Not that I have anything against Claudia, who gave me my first career break, but she didn’t do everything, especially alone. There should be something more specific to the community in which we live.

This day of writing, the Observer newspaper reported Darlington’s tribute to Arthur Wharton, the first professional Black footballer. Towns throughout the land need to similarly recognise their own local hero(ine). The concept of celebrating somebody who isn’t White isn’t new. My own home-town, Gravesend, has long honoured Pocahontas, the Native American, who died there.

The UK’s debt to Africans

None of this, however forceful, encompasses adequately the tremendous debt the UK has owed to Africans this year. Early in the lock-down I started to write about the carers, nurses, doctors, cab-drivers, public transport workers and … so many … who have lost their lives and their health to Covid-19.

It was impossible to mention some individuals by name and, inevitably through lack of space, ignore many thousands more equally deserving. The Black Lives Matter experience has brought home to the country the historical scale, and the wide social and ethnic extent, over which the debt has been owed.

A hundred years ago the world stood at another crossroads. How could we honour best those who had given their industry, their commitment and – yes – their lives to the struggle in the greatest slaughter and devastation yet known to mankind in the First World War?

Should that effort be symbolised by the statue of a successful general, or maybe royalty, a politician or a scientist, even a nurse, factory worker, or those whose fortitude kept “the home fires burning”?

In the end the powers-to-be, showing rare good sense, chose an otherwise anonymous symbol to bring together all who had contributed to the cause in whatever capacity. In burying, dedicating and revering the bones of an unknown serviceman, the concept of the Unknown Warrior, the pinnacle of respect, was created.

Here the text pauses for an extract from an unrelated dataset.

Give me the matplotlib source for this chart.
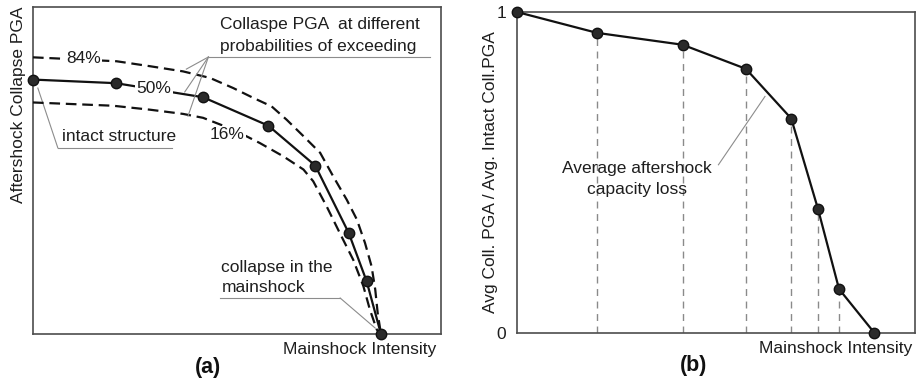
import matplotlib
matplotlib.use("Agg")
import matplotlib.pyplot as plt

plt.rcParams['font.family'] = ['Liberation Sans', 'DejaVu Sans']

# ---- panel (a): aftershock collapse PGA vs mainshock intensity (axes fractions) ----
a_x50 = [0.0, 0.203, 0.417, 0.577, 0.692, 0.774, 0.818, 0.853]
a_y50 = [0.778, 0.767, 0.724, 0.637, 0.515, 0.309, 0.161, 0.0]

a_x84 = [0.0, 0.205, 0.286, 0.368, 0.434, 0.491, 0.540, 0.585, 0.622, 0.663,
         0.704, 0.736, 0.769, 0.794, 0.814, 0.830, 0.839, 0.845, 0.853]
a_y84 = [0.846, 0.834, 0.819, 0.803, 0.783, 0.752, 0.722, 0.696, 0.655, 0.605,
         0.554, 0.482, 0.411, 0.350, 0.278, 0.207, 0.136, 0.064, 0.0]

a_x16 = [0.0, 0.196, 0.286, 0.368, 0.417, 0.491, 0.556, 0.614, 0.663, 0.687,
         0.720, 0.752, 0.785, 0.810, 0.826, 0.843, 0.853]
a_y16 = [0.708, 0.698, 0.686, 0.673, 0.661, 0.625, 0.584, 0.543, 0.503, 0.467,
         0.390, 0.309, 0.227, 0.146, 0.074, 0.013, 0.0]

pct_labels = ['84%', '50%', '16%']

# ---- panel (b): normalised average collapse PGA ----
b_x = [0.0, 0.201, 0.416, 0.575, 0.689, 0.756, 0.809, 0.898]
b_y = [1.0, 0.935, 0.898, 0.823, 0.668, 0.387, 0.137, 0.0]

b_ticks = [0, 1]
b_ticklabels = ['0', '1']

frame_col = '#4d4d4d'
txt_col = '#1e1e1e'
lead_col = '#8c8c8c'
fs = 12.5

fig = plt.figure(figsize=(9.18, 3.81), dpi=100)
axa = fig.add_axes([0.0359, 0.1234, 0.4444, 0.8583])
axb = fig.add_axes([0.5632, 0.1260, 0.4336, 0.8425])

for ax in (axa, axb):
    ax.set_xlim(0, 1)
    ax.set_ylim(0, 1)
    for s in ax.spines.values():
        s.set_color(frame_col)
        s.set_linewidth(1.2)

# panel (a)
axa.set_xticks([])
axa.set_yticks([])
dash = (4.8, 2.6)
axa.plot(a_x84, a_y84, color='#111111', lw=1.6, dashes=dash, zorder=3, clip_on=False)
axa.plot(a_x16, a_y16, color='#111111', lw=1.6, dashes=dash, zorder=3, clip_on=False)
axa.plot(a_x50, a_y50, color='#111111', lw=1.6, marker='o', ms=7.5,
         mfc='#2a2a2a', mec='#111111', zorder=4, clip_on=False)

bbox_w = dict(facecolor='white', edgecolor='none', pad=1.0)
axa.text(0.123, 0.842, pct_labels[0], fontsize=fs, color=txt_col, ha='center', va='center',
         bbox=bbox_w, zorder=5)
axa.text(0.296, 0.752, pct_labels[1], fontsize=fs, color=txt_col, ha='center', va='center',
         bbox=bbox_w, zorder=5)
axa.text(0.477, 0.610, pct_labels[2], fontsize=fs, color=txt_col, ha='center', va='center',
         bbox=bbox_w, zorder=5)

# leader for the probability curves
axa.text(0.458, 0.946, 'Collaspe PGA  at different', fontsize=fs, color=txt_col,
         ha='left', va='center', zorder=6)
axa.text(0.458, 0.880, 'probabilities of exceeding', fontsize=fs, color=txt_col,
         ha='left', va='center', zorder=6)
axa.plot([0.430, 0.974], [0.847, 0.847], color=lead_col, lw=0.8, zorder=2)
for tx, ty in [(0.376, 0.810), (0.372, 0.740), (0.380, 0.666)]:
    axa.plot([0.430, tx], [0.847, ty], color=lead_col, lw=0.8, zorder=6)

# intact structure
axa.text(0.070, 0.604, 'intact structure', fontsize=fs, color=txt_col, ha='left', va='center')
axa.plot([0.061, 0.340], [0.569, 0.569], color=lead_col, lw=0.8)
axa.plot([0.061, 0.012], [0.569, 0.752], color=lead_col, lw=0.8)

# collapse in the mainshock
axa.text(0.462, 0.202, 'collapse in the', fontsize=fs, color=txt_col, ha='left', va='center')
axa.text(0.462, 0.141, 'mainshock', fontsize=fs, color=txt_col, ha='left', va='center')
axa.plot([0.458, 0.753], [0.110, 0.110], color=lead_col, lw=0.8)
axa.plot([0.753, 0.839], [0.110, 0.018], color=lead_col, lw=0.8)

axa.text(0.988, -0.025, 'Mainshock Intensity', fontsize=fs, color=txt_col,
         ha='right', va='top', transform=axa.transAxes)
axa.text(-0.035, 1.0, 'Aftershock Collapse PGA', fontsize=fs, color=txt_col, rotation=90,
         ha='center', va='top', transform=axa.transAxes)
fig.text(208 / 918, 1 - 367 / 381, '(a)', fontsize=15.5, fontweight='bold', color='#111111',
         ha='center', va='center')

# panel (b)
axb.set_xticks([])
axb.set_yticks(b_ticks)
axb.set_yticklabels(b_ticklabels, fontsize=fs, color=txt_col)
axb.tick_params(axis='y', length=0, pad=8)
for xv, yv in zip(b_x[1:-1], b_y[1:-1]):
    axb.plot([xv, xv], [0, yv], color='#8a8a8a', lw=1.0, dashes=(5, 4), zorder=2)
axb.plot(b_x, b_y, color='#111111', lw=1.6, marker='o', ms=7.5,
         mfc='#2a2a2a', mec='#111111', zorder=4, clip_on=False)

axb.text(0.301, 0.514, 'Average aftershock', fontsize=fs, color=txt_col, ha='center', va='center')
axb.text(0.301, 0.447, 'capacity loss', fontsize=fs, color=txt_col, ha='center', va='center')
axb.plot([0.506, 0.623], [0.524, 0.737], color=lead_col, lw=0.8)

axb.text(0.993, -0.025, 'Mainshock Intensity', fontsize=fs, color=txt_col,
         ha='right', va='top', transform=axb.transAxes)
axb.text(-0.066, 0.5, 'Avg Coll. PGA / Avg. Intact Coll.PGA', fontsize=fs, color=txt_col,
         rotation=90, ha='center', va='center', transform=axb.transAxes)
fig.text(694 / 918, 1 - 366 / 381, '(b)', fontsize=15.5, fontweight='bold', color='#111111',
         ha='center', va='center')

fig.savefig('out.png', dpi=100, facecolor='white')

Looking at the Tomb of the Unknown Warrior I see again and sympathise with my grandfather who was seriously wounded but, fortunately, not killed; his brother-in-law who was drowned in the molten mud of the Western Front; my great-aunts working to provide food for those who did the fighting; my grandmother and all those who endured deprivation at home; and the similar, even more extensive, involvement and suffering in the subsequent Second World War.

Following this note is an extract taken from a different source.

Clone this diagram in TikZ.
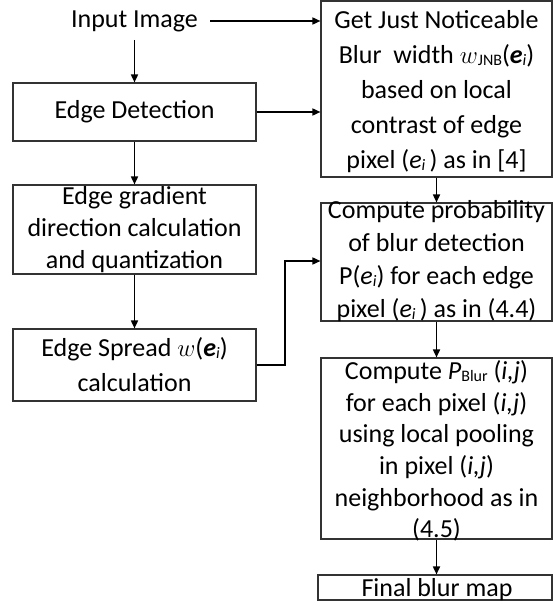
\documentclass[tikz,border=0pt]{standalone}
\usepackage{fontspec}
\setmainfont{Carlito}
\usetikzlibrary{arrows.meta}

% small lowered index text
\newcommand{\sbx}[1]{\raisebox{-2pt}{\fontsize{16}{16}\selectfont #1}}
% spread width symbol
\newcommand{\wsym}{\ensuremath{w}}
% bold italic e with index i
\newcommand{\ebi}{\textbf{\textit{e}}\sbx{\itshape i}}
\newcommand{\ei}{\textit{e}\sbx{\itshape i}}

\tikzset{
  box/.style={draw=black!80, line width=1.1pt, inner sep=0pt},
  txt/.style={align=center, inner sep=0pt, font=\fontsize{26}{33}\selectfont},
  arr/.style={-{Triangle[length=8pt,width=7pt]}, line width=1.6pt},
}

\begin{document}
\begin{tikzpicture}[x=1pt,y=-1pt]
\useasboundingbox (0,0) rectangle (553,615);

% left column
\node[txt] (input) at (134.5,21) {Input Image};
\node[box, minimum width=243pt, minimum height=58pt] (ed) at (134.5,112) {};
\node[txt] (edt) at (ed.center) {Edge Detection};
\node[box, minimum width=243pt, minimum height=89pt] (grad) at (134.5,229.5) {};
\node[txt, font=\fontsize{26}{32}\selectfont] (gradt) at (grad.center)
  {Edge gradient\\direction calculation\\and quantization};
\node[box, minimum width=243pt, minimum height=72pt] (spread) at (134.5,365) {};
\node[txt, font=\fontsize{26}{35}\selectfont] (spreadt) at (spread.center)
  {Edge Spread \wsym(\ebi)\\calculation};

% right column
\node[box, minimum width=231pt, minimum height=176pt] (jnb) at (436.5,89) {};
\node[txt, font=\fontsize{26}{35}\selectfont] (jnbt) at (436.5,92)
  {Get Just Noticeable\\Blur\ \ width \wsym\sbx{JNB}(\ebi)\\based on local\\contrast of edge\\pixel (\ei\,) as in [4]};
\node[box, minimum width=231pt, minimum height=118pt] (prob) at (436.5,262) {};
\node[txt] (probt) at (436.5,261)
  {Compute probability\\of blur detection\\P(\ei) for each edge\\pixel (\ei\,) as in (4.4)};
\node[box, minimum width=231pt, minimum height=181pt] (pblur) at (436.5,448.5) {};
\node[txt, font=\fontsize{26}{31.6}\selectfont] (pblurt) at (436.5,451)
  {Compute \textit{P}\sbx{Blur} (\textit{i,j})\\for each pixel (\textit{i,j})\\using local pooling\\in pixel (\textit{i,j})\\neighborhood as in\\(4.5)};
\node[box, minimum width=234pt, minimum height=25pt] (final) at (435,587.5) {};
\node[txt] (finalt) at (437,590) {Final blur map};

% connectors
\draw[arr, shorten <=8pt] (input.south) -- (ed.north);
\draw[arr, shorten <=12pt] (input.east) -- (input.east -| jnb.west);
\draw[arr] (ed.east) -- (ed.east -| jnb.west);
\draw[arr] (ed.south) -- (grad.north);
\draw[arr] (grad.south) -- (spread.north);
\coordinate (bend) at (285,261);
\draw[arr] (spread.east) -| (bend) -- (bend -| prob.west);
\draw[arr] (jnb.south) -- (prob.north);
\draw[arr] (prob.south) -- (pblur.north);
\draw[arr] (pblur.south) -- (pblur.south |- final.north);
\end{tikzpicture}
\end{document}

In doing so I share in the sentiments of millions on millions of people of all races, social classes, gender, religious and political convictions, character and aspirations throughout the world. All of humanity’s 20th-century experience comes together in that one symbol.

What more effective way, too, would there be to honour and encapsulate the entire African experience than the statue, not of any individual but of the Unknown African?

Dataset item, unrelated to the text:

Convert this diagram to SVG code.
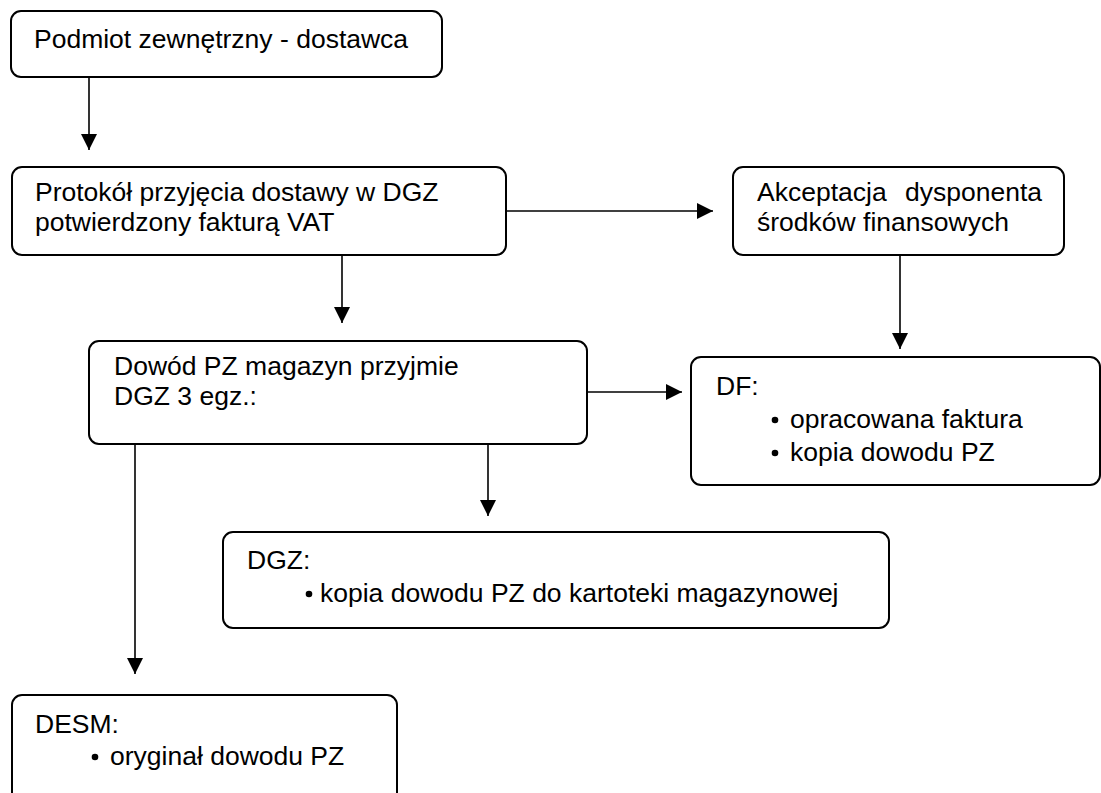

Although my brief is to write from London, from the UK, and, by implication, from the British and European related experience of the Diaspora, the same argument applies to the African Motherland.

Much has been written and said about British dependence on the blood and toil of African slaves and their descendants. That would be represented here. So, too, would be the glories of the African empires of yesteryear, Africans who experienced colonisation rather than direct slavery, those who remained free, those who subsequently attained freedom, and contemporary Africa with both its riches and its poverty – at home and overseas, the achievements and the as-yet-unfulfilled aspirations.

There are suitable sites. Trafalgar Square has long sought a representative occupant for its fourth plinth. Heroes are regularly hallowed at Westminster or Whitehall, respectively the seats of culture/religion and government – though it might settle uncomfortably, rubbing shoulders with the military and the political.

Perhaps somewhere in the City of London financial sector, to which African blood, sweat, toil and tears have delivered so much. Maybe, too … locations are plentiful once the principle has been approved. With similar memorials set up throughout the continents, those who look on in contemplation will do so in tune with millions of others worldwide, with the past, the present and the future, and with their own role in that kaleidoscope …

…at the Unknown African in which all Africans are known and commemorated.